Woodhouse-Sakati

Woodhouse-Sakati

Woodhouse-Sakati Syndrome is caused by a mutation in the DCAF17 gene. It has been described in approximately 30 patients from Middle Eastern families, one Caucasian woman and three siblings from an Indian family. A founder mutation accounts for the cases in the Middle Eastern population.

Clinical Diagnosis

T-2 weighted MRI views of the brain indicating iron accumulation, along with the features of hair loss, diabetes, hearing loss, gonadal dysfunction and intellectual disability are indicative of this syndrome. The onset is usually in adolescence.

It is a multisystemic disorder characterized by hypogonadism, alopecia (hair loss), diabetes mellitus, intellectual deficit and extrapyramidal signs with dystonia ( involuntary muscle cramping that may force certain body parts into unusual, and sometimes painful, movements and positions) and choreoathetosis (a condition characterized by involuntary, rapid, jerky movements (chorea) occurring in association with relatively slow, sinuous, writhing motions (athetosis).

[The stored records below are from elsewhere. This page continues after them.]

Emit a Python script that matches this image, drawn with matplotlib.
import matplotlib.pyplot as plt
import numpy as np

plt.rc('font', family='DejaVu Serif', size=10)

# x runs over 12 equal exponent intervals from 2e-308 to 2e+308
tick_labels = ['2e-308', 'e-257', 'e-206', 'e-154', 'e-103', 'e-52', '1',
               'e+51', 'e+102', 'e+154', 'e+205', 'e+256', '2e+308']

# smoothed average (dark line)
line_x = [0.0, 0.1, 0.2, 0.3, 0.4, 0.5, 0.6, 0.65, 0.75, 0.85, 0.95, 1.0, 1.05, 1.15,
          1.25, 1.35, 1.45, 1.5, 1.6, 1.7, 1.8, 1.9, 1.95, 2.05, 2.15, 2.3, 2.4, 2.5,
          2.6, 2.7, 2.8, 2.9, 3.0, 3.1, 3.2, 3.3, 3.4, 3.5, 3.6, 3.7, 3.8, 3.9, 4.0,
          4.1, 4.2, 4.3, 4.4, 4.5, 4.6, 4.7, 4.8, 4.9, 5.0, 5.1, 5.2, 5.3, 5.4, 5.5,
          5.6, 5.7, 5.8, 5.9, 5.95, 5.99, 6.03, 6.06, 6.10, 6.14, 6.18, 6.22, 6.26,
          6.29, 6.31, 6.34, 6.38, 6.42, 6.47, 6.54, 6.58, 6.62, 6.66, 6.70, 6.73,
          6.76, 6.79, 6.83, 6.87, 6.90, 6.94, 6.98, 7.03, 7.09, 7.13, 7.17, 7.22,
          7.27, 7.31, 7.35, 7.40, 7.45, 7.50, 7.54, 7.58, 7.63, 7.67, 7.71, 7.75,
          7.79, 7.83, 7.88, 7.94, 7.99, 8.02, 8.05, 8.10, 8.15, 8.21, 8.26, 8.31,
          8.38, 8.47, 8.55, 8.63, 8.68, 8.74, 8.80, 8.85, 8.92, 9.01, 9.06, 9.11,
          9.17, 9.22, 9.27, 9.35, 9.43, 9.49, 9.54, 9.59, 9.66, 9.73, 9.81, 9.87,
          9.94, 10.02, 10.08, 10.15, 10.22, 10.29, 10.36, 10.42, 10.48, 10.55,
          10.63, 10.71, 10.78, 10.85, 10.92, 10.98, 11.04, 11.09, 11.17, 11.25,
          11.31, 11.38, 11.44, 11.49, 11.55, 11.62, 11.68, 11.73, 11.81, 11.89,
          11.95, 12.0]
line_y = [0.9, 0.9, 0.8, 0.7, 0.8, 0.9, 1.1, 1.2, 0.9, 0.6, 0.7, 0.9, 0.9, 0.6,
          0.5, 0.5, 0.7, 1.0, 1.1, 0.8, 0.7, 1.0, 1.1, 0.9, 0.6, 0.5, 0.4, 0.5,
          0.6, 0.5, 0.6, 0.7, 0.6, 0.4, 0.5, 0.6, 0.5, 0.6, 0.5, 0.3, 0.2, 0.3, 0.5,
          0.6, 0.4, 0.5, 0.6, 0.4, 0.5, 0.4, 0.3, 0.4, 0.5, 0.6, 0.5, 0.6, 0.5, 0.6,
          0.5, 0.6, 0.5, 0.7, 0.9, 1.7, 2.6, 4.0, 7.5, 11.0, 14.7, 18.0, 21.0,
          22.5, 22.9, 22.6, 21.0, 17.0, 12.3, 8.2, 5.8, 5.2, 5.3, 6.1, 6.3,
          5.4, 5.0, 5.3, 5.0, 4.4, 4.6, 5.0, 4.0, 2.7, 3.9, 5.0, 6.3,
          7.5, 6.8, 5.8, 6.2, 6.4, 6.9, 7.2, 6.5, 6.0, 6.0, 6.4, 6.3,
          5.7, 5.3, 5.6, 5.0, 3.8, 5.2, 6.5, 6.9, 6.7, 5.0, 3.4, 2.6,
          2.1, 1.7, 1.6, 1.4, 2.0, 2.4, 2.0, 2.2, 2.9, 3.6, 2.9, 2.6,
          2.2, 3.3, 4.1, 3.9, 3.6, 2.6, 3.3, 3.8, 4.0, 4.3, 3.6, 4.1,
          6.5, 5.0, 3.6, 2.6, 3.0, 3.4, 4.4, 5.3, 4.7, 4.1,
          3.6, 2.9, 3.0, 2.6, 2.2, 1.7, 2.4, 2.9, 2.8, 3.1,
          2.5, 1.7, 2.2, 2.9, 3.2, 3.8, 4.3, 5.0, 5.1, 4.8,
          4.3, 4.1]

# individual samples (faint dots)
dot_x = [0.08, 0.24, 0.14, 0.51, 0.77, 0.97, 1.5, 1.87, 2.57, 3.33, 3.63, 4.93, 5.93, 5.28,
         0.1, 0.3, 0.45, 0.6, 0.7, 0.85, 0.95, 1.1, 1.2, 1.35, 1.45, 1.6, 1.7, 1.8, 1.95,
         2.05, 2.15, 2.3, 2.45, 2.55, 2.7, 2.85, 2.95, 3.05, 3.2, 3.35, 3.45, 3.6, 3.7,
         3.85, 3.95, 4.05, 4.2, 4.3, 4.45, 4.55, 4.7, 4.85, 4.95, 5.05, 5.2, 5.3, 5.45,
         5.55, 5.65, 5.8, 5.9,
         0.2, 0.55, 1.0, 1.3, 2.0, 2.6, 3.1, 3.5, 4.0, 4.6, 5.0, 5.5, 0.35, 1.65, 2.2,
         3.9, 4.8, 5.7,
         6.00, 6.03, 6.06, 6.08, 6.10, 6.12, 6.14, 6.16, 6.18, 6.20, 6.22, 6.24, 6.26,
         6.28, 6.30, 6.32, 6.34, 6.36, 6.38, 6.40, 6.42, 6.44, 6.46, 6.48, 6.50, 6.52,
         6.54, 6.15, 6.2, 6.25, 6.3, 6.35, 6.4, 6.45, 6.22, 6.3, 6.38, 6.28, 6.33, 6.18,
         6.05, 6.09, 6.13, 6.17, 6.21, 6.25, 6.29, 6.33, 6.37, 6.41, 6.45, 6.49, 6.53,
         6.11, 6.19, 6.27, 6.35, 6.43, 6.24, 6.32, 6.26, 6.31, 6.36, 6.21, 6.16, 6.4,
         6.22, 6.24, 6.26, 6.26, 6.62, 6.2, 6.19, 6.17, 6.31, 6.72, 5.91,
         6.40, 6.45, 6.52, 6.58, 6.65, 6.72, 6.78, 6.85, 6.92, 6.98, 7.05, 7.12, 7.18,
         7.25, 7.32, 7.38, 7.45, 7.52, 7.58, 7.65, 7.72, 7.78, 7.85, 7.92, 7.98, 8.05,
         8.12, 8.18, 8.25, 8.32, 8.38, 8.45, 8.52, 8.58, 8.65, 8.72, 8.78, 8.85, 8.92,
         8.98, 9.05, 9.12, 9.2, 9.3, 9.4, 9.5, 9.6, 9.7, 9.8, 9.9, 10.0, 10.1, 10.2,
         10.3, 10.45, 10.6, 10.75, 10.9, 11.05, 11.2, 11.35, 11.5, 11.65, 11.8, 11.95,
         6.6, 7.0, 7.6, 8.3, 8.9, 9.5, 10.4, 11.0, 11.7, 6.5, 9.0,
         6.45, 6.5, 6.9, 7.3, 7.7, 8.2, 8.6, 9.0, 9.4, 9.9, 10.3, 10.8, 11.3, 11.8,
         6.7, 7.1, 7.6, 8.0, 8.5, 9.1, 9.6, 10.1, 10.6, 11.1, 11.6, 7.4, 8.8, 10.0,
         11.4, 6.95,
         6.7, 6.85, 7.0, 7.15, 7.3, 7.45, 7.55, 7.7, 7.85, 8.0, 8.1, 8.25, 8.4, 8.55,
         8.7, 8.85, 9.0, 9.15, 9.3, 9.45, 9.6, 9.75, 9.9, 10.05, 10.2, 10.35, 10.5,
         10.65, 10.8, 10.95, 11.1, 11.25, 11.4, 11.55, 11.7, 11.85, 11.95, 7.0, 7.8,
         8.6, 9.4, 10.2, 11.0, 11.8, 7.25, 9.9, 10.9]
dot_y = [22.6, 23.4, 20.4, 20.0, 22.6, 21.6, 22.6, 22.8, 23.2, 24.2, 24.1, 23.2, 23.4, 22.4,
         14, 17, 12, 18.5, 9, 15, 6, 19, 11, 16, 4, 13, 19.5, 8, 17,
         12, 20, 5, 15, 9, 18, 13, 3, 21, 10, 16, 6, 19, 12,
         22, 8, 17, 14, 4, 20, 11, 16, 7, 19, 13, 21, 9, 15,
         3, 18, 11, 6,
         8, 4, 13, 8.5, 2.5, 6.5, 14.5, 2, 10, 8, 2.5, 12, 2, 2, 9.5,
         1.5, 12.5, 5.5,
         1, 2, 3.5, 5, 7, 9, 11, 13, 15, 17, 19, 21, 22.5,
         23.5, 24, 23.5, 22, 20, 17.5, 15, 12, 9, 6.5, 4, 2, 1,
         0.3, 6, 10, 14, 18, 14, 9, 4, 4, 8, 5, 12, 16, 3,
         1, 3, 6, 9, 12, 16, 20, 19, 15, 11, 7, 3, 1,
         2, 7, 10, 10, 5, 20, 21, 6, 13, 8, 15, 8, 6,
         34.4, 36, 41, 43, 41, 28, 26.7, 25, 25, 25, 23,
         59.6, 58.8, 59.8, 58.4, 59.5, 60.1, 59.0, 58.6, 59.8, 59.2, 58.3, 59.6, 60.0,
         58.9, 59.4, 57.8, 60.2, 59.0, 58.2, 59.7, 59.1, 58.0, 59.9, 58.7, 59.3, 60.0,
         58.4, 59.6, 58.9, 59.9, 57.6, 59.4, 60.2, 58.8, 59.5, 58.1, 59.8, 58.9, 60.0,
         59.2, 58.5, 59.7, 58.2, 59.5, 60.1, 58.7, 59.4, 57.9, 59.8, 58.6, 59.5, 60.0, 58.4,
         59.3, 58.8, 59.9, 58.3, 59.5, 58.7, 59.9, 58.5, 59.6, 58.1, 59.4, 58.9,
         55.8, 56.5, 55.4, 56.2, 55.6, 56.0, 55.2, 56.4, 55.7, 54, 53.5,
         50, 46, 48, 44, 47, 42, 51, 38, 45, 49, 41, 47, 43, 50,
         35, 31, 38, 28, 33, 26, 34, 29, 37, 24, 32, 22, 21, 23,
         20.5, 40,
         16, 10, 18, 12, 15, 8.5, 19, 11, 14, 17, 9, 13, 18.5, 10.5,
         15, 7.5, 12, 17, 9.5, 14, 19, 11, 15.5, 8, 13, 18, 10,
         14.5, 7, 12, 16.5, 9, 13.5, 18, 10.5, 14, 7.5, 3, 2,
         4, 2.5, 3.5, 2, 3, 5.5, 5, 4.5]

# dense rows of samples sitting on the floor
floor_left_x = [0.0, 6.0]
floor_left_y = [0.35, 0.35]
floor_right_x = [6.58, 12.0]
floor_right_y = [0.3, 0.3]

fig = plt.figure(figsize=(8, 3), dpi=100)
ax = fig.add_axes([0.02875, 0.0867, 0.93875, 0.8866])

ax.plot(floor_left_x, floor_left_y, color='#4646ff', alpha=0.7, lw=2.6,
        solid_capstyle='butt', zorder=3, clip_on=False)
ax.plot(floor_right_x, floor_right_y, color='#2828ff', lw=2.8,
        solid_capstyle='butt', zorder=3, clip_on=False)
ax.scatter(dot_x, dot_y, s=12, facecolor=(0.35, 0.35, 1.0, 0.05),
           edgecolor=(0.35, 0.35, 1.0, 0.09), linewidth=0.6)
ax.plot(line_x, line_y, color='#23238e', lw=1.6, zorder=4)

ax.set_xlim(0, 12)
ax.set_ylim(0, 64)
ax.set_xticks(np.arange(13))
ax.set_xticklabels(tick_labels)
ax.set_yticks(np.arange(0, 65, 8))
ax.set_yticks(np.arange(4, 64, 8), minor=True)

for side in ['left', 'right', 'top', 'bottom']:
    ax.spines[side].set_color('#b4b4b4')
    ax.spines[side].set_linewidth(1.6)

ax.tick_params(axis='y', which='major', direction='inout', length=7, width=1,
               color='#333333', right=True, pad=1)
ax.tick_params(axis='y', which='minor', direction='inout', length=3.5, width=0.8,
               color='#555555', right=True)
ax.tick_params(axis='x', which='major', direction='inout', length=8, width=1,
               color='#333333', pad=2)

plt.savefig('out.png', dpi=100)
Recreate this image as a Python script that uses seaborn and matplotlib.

Additional manifestations may include sensorineural deafness, which is a type of hearing loss in which the root cause lies in the vestibulocochlear nerve (cranial nerve VIII), the inner ear, or central processing centers of the brain. Sensorineural hearing loss can be mild, moderate, or severe, including total deafness.

Also seen are flattened T waves on an ECG, seizures, sensory polyneuropathy, and dysarthria (poor articulation and slurring).

There may be various craniofacial abnormalities such as a high forehead, flat occiput, triangular face, prominent nasal root, hypertelorism which is an abnormally increased distance between the eyes, and down-slanting palpebral fissures.

Scoliosis, hyperreflexia (overactive or over responsive reflexes), and camptodactyly which involves the fixed flexion deformity of the interphalangeal joints of the little finger are also seen.

Genetics

Woodhouse-Sakati Syndrome is inherited in an autosomal recessive manner. Because most of our genes exist in pairs (one coming from the mother and one coming from the father), we normally carry two working copies of each gene. When one copy of a recessive gene has a change (mutation) in it, the person should still have normal health. That person is called a carrier.

Recessive diseases only occur when both parents are carriers for the same condition and then pass their changed genes on to their child. Statistically, there is a one in four chance that two carriers would have an affected child. There is a two in four chance the parents will have a child who is also a carrier. The chances are one in four that the child will not have the gene mutation. Carrier testing for at-risk relatives and prenatal testing for pregnancies at risk are suggested if both disease-causing mutations have been identified in an affected family member.

Prenatal Testing

If the disease-causing mutations have been identified in the family, prenatal diagnosis for pregnancies at increased risk can be done. In one test, DNA is extracted from fetal cells obtained by amniocentesis, usually at 15 to 18 weeks’ gestation, and analyzed. Or, sampling is done of the chorionic villus, the tiny finger-like projections on the edge of the placenta, usually at 10 to 12 weeks’ gestation.

Embryo screening, known as preimplantation genetic diagnosis, may be an option for some families in which the disease-causing mutations have been identified.